Mais toute cette histoire n'est peut-être qu'un coup de publicité pour permettre à Pierre Karl Péladeau de plaider sa cause devant le grand public.

Depuis quelques semaines, Québecor mène une campagne médiatique réclamant que les diffuseurs paient la « juste valeur » pour les chaînes de télé spécialisées. « Comment expliquer qu'avec des investissements comparables à RDS, TVA Sports reçoit près de 40 % moins de revenus d'abonnements ? », demandait le patron de Québecor dans une lettre ouverte.

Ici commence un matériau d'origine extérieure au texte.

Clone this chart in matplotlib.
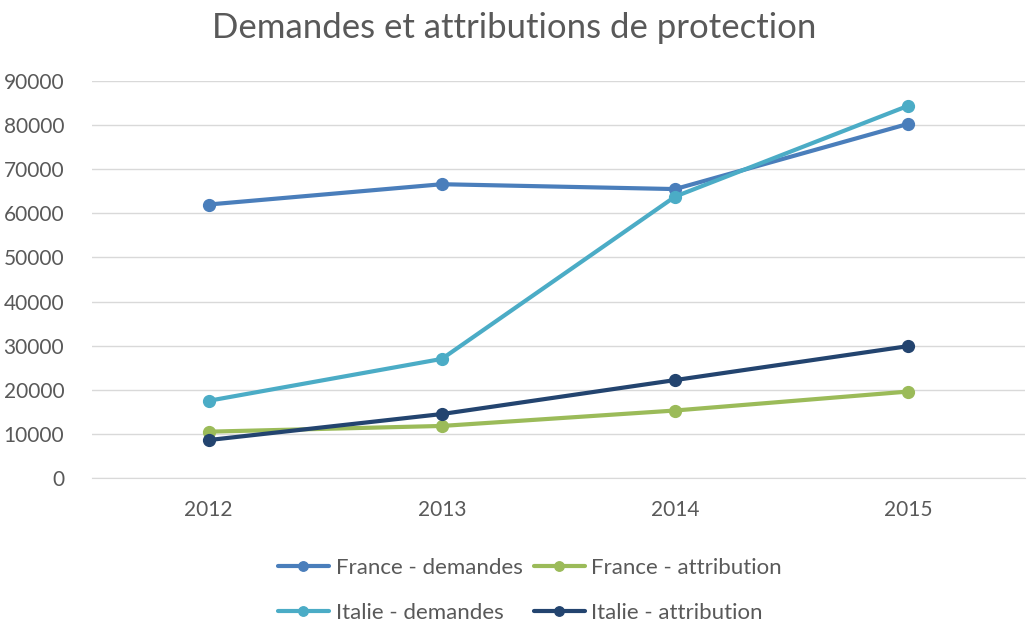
import numpy as np
import matplotlib.pyplot as plt

plt.rcParams['font.family'] = ['Lato', 'DejaVu Sans']

years = ['2012', '2013', '2014', '2015']
france_demandes = [62000, 66600, 65500, 80300]
france_attribution = [10500, 11800, 15300, 19600]
italie_demandes = [17500, 27000, 63800, 84400]
italie_attribution = [8600, 14500, 22200, 29900]

series = [
    ('France - demandes', france_demandes, '#4a7ebb'),
    ('France - attribution', france_attribution, '#9bbb59'),
    ('Italie - demandes', italie_demandes, '#4bacc6'),
    ('Italie - attribution', italie_attribution, '#23446f'),
]

fig = plt.figure(figsize=(10.29, 6.22), dpi=100)
ax = fig.add_axes([92 / 1029, 1 - 478 / 622, 933 / 1029, 397 / 622])

x = np.arange(len(years))
lines = {}
for label, values, color in series:
    ln, = ax.plot(x, values, color=color, lw=3, marker='o', markersize=8.5,
                  solid_capstyle='round', label=label)
    lines[label] = ln

ax.set_xlim(-0.5, 3.5)
ax.set_ylim(0, 90000)
ax.set_yticks(np.arange(0, 90001, 10000))
ax.set_xticks(x)
ax.set_xticklabels(years)
ax.grid(axis='y', color='#d9d9d9', lw=1)
ax.set_axisbelow(True)
for s in ['top', 'right', 'left']:
    ax.spines[s].set_visible(False)
ax.spines['bottom'].set_color('#d9d9d9')
ax.tick_params(axis='both', length=0, labelsize=15, labelcolor='#595959')
ax.tick_params(axis='y', pad=20)
ax.tick_params(axis='x', pad=16)

fig.suptitle('Demandes et attributions de protection', y=0.98,
             fontsize=25, color='#595959')

# legend filled column by column, so order it to read row by row
order = ['France - demandes', 'Italie - demandes',
         'France - attribution', 'Italie - attribution']
fig.legend([lines[k] for k in order], order, loc='lower center',
           bbox_to_anchor=(0.515, -0.033), ncol=2, frameon=False, fontsize=16,
           labelcolor='#595959', handlelength=2.3, handletextpad=0.3,
           columnspacing=0.5, labelspacing=1.1, markerscale=0.8)

fig.savefig('out.png', dpi=100)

« En 2018, la plus récente période pour laquelle des statistiques sont disponibles, l'auditoire de RDS était en moyenne 67 % supérieur à celui de la chaîne TVA Sports », a répliqué, hier, Martine Turcotte, présidente, direction du Québec, de Bell. Dénonçant dans une déclaration « la campagne irresponsable et les actions illégales de Québecor », elle affirme que « Québecor cherche en fait à exiger que Bell paie davantage pour avoir accès à la chaîne TVA Sports que ce que Québecor/Vidéotron est prête à payer pour RDS ».

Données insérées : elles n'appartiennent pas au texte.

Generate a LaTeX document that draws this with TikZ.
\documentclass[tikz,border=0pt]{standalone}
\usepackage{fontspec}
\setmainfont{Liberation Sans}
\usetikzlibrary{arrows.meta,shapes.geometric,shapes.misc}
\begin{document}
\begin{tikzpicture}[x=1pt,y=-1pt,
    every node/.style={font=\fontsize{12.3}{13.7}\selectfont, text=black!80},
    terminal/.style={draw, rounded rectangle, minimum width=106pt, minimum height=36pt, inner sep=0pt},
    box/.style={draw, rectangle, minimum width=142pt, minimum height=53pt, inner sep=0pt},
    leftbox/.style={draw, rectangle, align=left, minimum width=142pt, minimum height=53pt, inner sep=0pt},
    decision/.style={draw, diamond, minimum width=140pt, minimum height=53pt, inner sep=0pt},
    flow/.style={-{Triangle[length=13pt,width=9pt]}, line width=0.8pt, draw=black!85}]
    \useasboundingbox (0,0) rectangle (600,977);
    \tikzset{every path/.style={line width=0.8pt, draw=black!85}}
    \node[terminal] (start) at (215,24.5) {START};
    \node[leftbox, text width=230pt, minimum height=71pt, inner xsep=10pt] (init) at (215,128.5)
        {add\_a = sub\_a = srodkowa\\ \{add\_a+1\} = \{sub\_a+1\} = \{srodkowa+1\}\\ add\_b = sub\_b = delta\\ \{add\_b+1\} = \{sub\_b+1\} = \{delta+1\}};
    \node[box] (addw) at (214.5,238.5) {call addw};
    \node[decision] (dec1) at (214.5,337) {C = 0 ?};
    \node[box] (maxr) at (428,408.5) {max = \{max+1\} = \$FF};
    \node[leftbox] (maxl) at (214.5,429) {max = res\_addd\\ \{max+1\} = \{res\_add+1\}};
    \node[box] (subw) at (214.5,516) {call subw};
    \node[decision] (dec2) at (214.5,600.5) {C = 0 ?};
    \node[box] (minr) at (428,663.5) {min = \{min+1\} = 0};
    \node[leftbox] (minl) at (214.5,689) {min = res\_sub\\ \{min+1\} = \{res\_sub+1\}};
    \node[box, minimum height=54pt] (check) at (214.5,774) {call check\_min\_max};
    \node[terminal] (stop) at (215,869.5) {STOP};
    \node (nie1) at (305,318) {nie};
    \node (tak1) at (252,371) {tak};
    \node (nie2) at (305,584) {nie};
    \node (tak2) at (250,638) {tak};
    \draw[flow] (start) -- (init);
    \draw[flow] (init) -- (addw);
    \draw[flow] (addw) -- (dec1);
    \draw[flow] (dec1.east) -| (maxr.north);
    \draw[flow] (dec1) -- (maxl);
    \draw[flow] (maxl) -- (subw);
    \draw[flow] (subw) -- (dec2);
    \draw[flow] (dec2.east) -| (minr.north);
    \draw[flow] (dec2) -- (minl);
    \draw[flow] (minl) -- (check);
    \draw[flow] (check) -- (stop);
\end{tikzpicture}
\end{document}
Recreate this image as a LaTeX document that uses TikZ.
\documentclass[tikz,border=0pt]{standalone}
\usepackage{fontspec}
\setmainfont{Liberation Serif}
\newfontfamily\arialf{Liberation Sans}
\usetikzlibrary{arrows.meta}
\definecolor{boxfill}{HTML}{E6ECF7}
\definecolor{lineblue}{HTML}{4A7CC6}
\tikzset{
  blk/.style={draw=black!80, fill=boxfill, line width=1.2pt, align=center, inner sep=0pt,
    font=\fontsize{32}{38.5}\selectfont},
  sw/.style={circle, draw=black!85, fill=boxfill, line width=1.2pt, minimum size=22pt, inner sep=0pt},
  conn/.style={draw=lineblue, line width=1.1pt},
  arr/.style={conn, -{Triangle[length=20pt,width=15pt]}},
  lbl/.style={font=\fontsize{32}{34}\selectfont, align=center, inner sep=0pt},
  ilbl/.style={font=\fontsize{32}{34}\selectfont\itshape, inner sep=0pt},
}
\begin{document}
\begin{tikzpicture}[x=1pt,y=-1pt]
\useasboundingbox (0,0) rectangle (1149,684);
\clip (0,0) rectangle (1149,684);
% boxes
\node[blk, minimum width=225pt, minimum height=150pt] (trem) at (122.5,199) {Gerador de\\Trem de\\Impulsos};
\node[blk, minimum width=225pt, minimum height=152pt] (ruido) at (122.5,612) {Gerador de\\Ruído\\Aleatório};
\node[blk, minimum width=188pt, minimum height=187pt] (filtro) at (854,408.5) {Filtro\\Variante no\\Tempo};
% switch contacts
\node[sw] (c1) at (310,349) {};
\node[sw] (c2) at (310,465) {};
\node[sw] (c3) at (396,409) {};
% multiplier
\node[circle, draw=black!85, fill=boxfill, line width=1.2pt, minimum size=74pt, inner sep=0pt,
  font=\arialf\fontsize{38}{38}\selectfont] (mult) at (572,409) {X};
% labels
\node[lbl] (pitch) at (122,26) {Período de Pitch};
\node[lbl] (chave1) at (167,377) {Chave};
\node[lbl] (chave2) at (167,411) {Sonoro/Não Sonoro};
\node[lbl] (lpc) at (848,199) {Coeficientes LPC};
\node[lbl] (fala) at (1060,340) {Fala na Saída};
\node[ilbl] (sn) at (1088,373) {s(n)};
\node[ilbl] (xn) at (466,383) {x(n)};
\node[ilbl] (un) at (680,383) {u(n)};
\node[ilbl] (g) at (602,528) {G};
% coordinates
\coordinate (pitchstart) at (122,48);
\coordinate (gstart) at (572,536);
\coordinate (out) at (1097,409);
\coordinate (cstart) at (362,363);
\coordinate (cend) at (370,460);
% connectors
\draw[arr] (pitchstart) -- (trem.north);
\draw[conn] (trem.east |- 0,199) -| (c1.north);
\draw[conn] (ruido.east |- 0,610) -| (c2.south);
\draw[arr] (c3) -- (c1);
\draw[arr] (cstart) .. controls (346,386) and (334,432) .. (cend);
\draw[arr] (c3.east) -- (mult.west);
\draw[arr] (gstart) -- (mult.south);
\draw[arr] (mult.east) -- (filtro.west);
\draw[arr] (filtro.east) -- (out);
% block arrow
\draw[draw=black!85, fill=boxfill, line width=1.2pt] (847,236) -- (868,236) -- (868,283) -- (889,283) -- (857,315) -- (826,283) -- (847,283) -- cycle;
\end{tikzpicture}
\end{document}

Bonne chance pour les négociations !

Car en ce moment, c'est le libre marché qui s'applique. Les redevances sont le fruit de négociations entre les diffuseurs et les producteurs de contenu. Quand ils ne parviennent pas à s'entendre, le CRTC est appelé à se prononcer. Deux fois dans le passé, il a tranché en défaveur de TVA Sports, donnant raison à Bell.

Il faut dire que le CRTC se base alors sur quatre critères : le nombre d'abonnés, les cotes d'écoute, les investissements en programmation, mais aussi l'historique de la chaîne.

Ce dernier critère devrait être éliminé, car il favorise les chaînes établies de longue date au détriment de jeunes concurrentes qui veulent se tailler une place tant bien que mal.

Prenez TVA Sports, qui a payé les yeux de la tête pour devenir le principal diffuseur francophone des matchs de la LNH. Au cours de ses six premières années d'existence, la chaîne a perdu plus de 150 millions, dont 21 millions en 2016-2017, la dernière année pour laquelle les chiffres sont disponibles.

Et les deux suivantes risquent d'être encore pires, avec le Canadien qui n'est pas parvenu à se rendre en séries.